What are strategic oversight skills? At their core, these skills combine creativity, problem-solving, lateral thinking and critical thinking — all essential to navigate a workplace where human and agent collaboration becomes the norm.
- Creativity is foundational. Employees must be able to envision how intelligent agents can be used together in novel ways to transform how the business delivers value.
- For example, a bank could deploy AI agents for chat support, fraud monitoring and financial advice. A creative employee might connect these functions into a unified customer concierge system — one where agents communicate with each other to respond holistically to a customer issue, rather than through siloed handoffs.
- Problem-solving can enable employees to redesign workflows for optimal agent-to-agent and human-agent collaboration. This includes spotting failures in agent logic, managing unintended consequences and identifying workarounds.
- For instance, a retailer using agents for real-time inventory tracking, demand forecasting, and supplier negotiation needs an employee who can reconfigure these workflows into a dynamic, self-adjusting supply chain — while accounting for data flow, output alignment and business goals.
- Critical and lateral thinking prepare the workforce to anticipate complex risks, challenge assumptions, and evaluate the ripple effects of autonomous agent behavior.
As intelligent agents increasingly interact across departments, systems and even partner ecosystems, employees will need to monitor unexpected outcomes, address conflicting agent objectives, and think across boundaries — not just within their own team, but across the organization and industry.- For example, in a logistics company using AI agents to manage route optimization, warehouse automation, and supplier communication, an employee might notice that an agent’s time-saving recommendation reduces delivery accuracy. Using critical thinking, the employee investigates the trade-off, reevaluates the logic behind agent decisions, and reprograms the workflow to better balance speed and reliability — preventing service disruptions that would have otherwise gone unchecked.
These strategic oversight skills will become non-negotiable as agents grow more capable and interconnected. But they won’t develop organically. Learning and development (L&D) leaders must take a proactive approach to upskilling by offering training that is relevant to employees’ roles and contextualized within the organization’s workflows.
The ability to creatively guide, problem-solve with, and think critically about intelligent agents will be a defining capability of tomorrow’s workforce — and it starts with how we train today.

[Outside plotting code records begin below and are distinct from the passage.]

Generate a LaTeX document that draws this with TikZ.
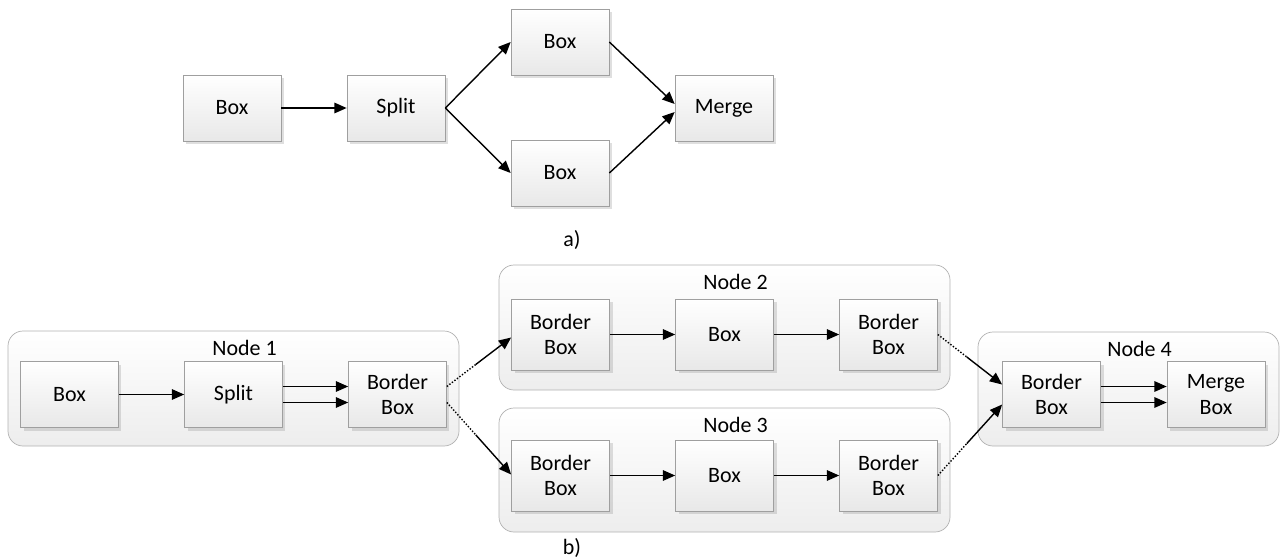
\documentclass[tikz,border=0pt]{standalone}
\usepackage{fontspec}
\setmainfont{Carlito}
\usetikzlibrary{arrows.meta,calc,shadows}

\begin{document}
\begin{tikzpicture}[x=0.02cm,y=-0.02cm,
    font=\fontsize{12.5}{14.5}\selectfont,
    box/.style={draw=gray!75, top color=white, bottom color=gray!18,
        minimum width=1.96cm, minimum height=1.32cm, inner sep=0pt, align=center,
        drop shadow={shadow xshift=0.06cm, shadow yshift=-0.06cm, opacity=0.25, fill=gray}},
    tallbox/.style={box, minimum height=1.42cm},
    group/.style={draw=gray!60, rounded corners=0.3cm, top color=white,
        bottom color=gray!14, inner sep=0pt},
    arr/.style={-{Triangle[length=7pt,width=6pt]}, line width=0.8pt},
    link/.style={densely dotted, line width=0.8pt}
]

% Frame of the picture
\useasboundingbox (0,0) rectangle (1280,558);

% a) simple split and merge
\node[box] (abox) at (232,108) {Box};
\node[box] (asplit) at (396,108) {Split};
\node[box] (atop) at (560,42) {Box};
\node[box] (abot) at (560,173) {Box};
\node[box] (amerge) at (724,108) {Merge};
\node (alabel) at (572,240) {a)};

\draw[arr] (abox) -- (asplit);
\draw[arr] (asplit.east) -- (atop.west);
\draw[arr] (asplit.east) -- (abot.west);
\draw[arr] (atop.east) -- ($(amerge.west)+(0,-4)$);
\draw[arr] (abot.east) -- ($(amerge.west)+(0,4)$);

% b) the same job spread over four nodes
% Containers: name/centre x/centre y/width/height/title
\foreach \name/\cx/\cy/\w/\h/\txt in {
    n1/233.5/388.5/451/115/Node 1,
    n2/724.5/327.5/451/125/Node 2,
    n3/724.5/470/451/124/Node 3,
    n4/1128.5/389/301/114/Node 4} {
    \node[group, minimum width=\w*0.02cm, minimum height=\h*0.02cm] (\name) at (\cx,\cy) {};
    \node (\name title) at ($(\name.north)+(11,17)$) {\txt};
}

% Node 1
\node[box] (b1box) at (69.5,394.5) {Box};
\node[box] (b1split) at (233.5,394.5) {Split};
\node[box] (b1out) at (397.5,394.5) {Border\\Box};

% Node 2 and Node 3
\foreach \row/\cy in {2/334.5, 3/475.5} {
    \node[tallbox] (b\row in) at (560.5,\cy) {Border\\Box};
    \node[tallbox] (b\row box) at (724.5,\cy) {Box};
    \node[tallbox] (b\row out) at (888.5,\cy) {Border\\Box};
    \draw[arr] (b\row in) -- (b\row box);
    \draw[arr] (b\row box) -- (b\row out);
}

% Node 4
\node[box] (b4in) at (1051.5,394.5) {Border\\Box};
\node[box] (b4merge) at (1216,394.5) {Merge\\Box};

\draw[arr] (b1box) -- (b1split);
\foreach \dy in {-8,8} {
    \draw[arr] ($(b1split.east)+(0,\dy)$) -- ($(b1out.west)+(0,\dy)$);
    \draw[arr] ($(b4in.east)+(0,\dy)$) -- ($(b4merge.west)+(0,\dy)$);
}

% Links between nodes (dotted start, solid end)
\coordinate (l1s) at ($(b1out.east)+(0,-8)$);
\coordinate (l1e) at ($(b2in.west)+(0,3)$);
\coordinate (l2s) at ($(b1out.east)+(0,8)$);
\coordinate (l2e) at ($(b3in.west)+(0,-1)$);
\coordinate (l3s) at (b2out.east);
\coordinate (l3e) at ($(b4in.west)+(0,-10)$);
\coordinate (l4s) at (b3out.east);
\coordinate (l4e) at ($(b4in.west)+(0,10)$);
\foreach \s/\e in {l1s/l1e, l2s/l2e, l3s/l3e, l4s/l4e} {
    \draw[link] (\s) -- ($(\s)!0.45!(\e)$);
    \draw[arr] ($(\s)!0.45!(\e)$) -- (\e);
}

\node (blabel) at (572,548) {b)};

\end{tikzpicture}
\end{document}
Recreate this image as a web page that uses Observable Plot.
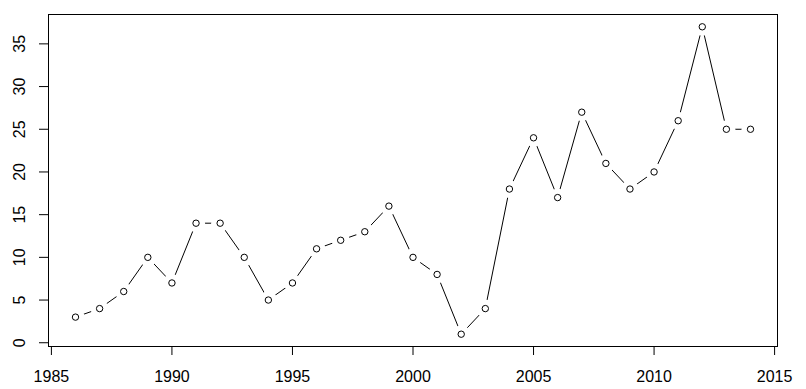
<!DOCTYPE html>
<html>
<head>
<meta charset="utf-8">
<script src="https://cdn.jsdelivr.net/npm/d3@7"></script>
<script src="https://cdn.jsdelivr.net/npm/@observablehq/plot@0.6"></script>
<style>
  html, body { margin: 0; padding: 0; background: #fff; }
  #chart svg { display: block; }
</style>
</head>
<body>
<div id="chart"></div>
<script>
const years = [1986,1987,1988,1989,1990,1991,1992,1993,1994,1995,1996,1997,1998,1999,2000,2001,2002,2003,2004,2005,2006,2007,2008,2009,2010,2011,2012,2013,2014];
const counts = [3,4,6,10,7,14,14,10,5,7,11,12,13,16,10,8,1,4,18,24,17,27,21,18,20,26,37,25,25];
const xTicks = [1985,1990,1995,2000,2005,2010,2015];
const yTicks = [0,5,10,15,20,25,30,35];

const data = years.map((y, i) => ({year: y, value: counts[i]}));
const font = "'Liberation Sans', Arial, sans-serif";

const chart = Plot.plot({
  width: 806,
  height: 389,
  marginLeft: 48,
  marginRight: 29,
  marginTop: 14,
  marginBottom: 43,
  style: {fontFamily: font, fontSize: "16px", background: "#fff", color: "#000"},
  x: {domain: [1984.88, 2015.12], axis: null},
  y: {domain: [-0.44, 38.44], axis: null},
  marks: [
    Plot.line(data, {x: "year", y: "value", stroke: "#000", strokeWidth: 1}),
    Plot.dot(data, {x: "year", y: "value", r: 9, fill: "#fff", stroke: null}),
    Plot.dot(data, {x: "year", y: "value", r: 3.2, fill: "none", stroke: "#000", strokeWidth: 1}),
    Plot.frame({stroke: "#000", strokeWidth: 1}),
    Plot.axisX({ticks: xTicks, tickSize: 9, tickFormat: () => "", label: null, stroke: "#000"}),
    Plot.axisY({ticks: yTicks, tickSize: 9, tickFormat: () => "", label: null, stroke: "#000"}),
    Plot.text(xTicks, {x: d => d, text: d => String(d), frameAnchor: "bottom", dy: 30, lineAnchor: "middle", textAnchor: "middle", fill: "#000", fontSize: 16}),
    Plot.text(yTicks, {y: d => d, text: d => String(d), frameAnchor: "left", dx: -29, rotate: -90, lineAnchor: "middle", textAnchor: "middle", fill: "#000", fontSize: 16})
  ]
});
document.getElementById("chart").appendChild(chart);
</script>
</body>
</html>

3. Prioritize Soft Skills for the Agentic Era.
The social and emotional skills that have long defined workplace success will be even more critical in an agentic world. As AI agents become embedded across functions, every knowledge worker effectively becomes a “day-one manager,” responsible for overseeing their digital counterparts. That includes directing agent workflows, checking outputs, prioritizing tasks, and making judgment calls about when human intervention is needed.
This shift will demand more from employees cognitively — and interpersonally. Workers won’t just manage agents; they’ll collaborate with peers who are managing their own agent teams. Strong human-to-human communication will be essential for aligning goals, resolving discrepancies, and ensuring cohesion across blended human-AI systems.
Soft skills like collaboration, adaptability, emotional intelligence (EI) and conflict resolution continue to be indispensable. These are the capabilities that allow teams to work through challenges technology can’t solve — from interpersonal misunderstandings to misaligned agent behavior.
To stay competitive, organizations must evolve what and how they train. Prioritizing these human-centered skills can help determine which companies thrive as the agentic workforce takes shape. Those that act now will be positioned to unlock innovation, build trust across teams and lead with confidence in a rapidly transforming world.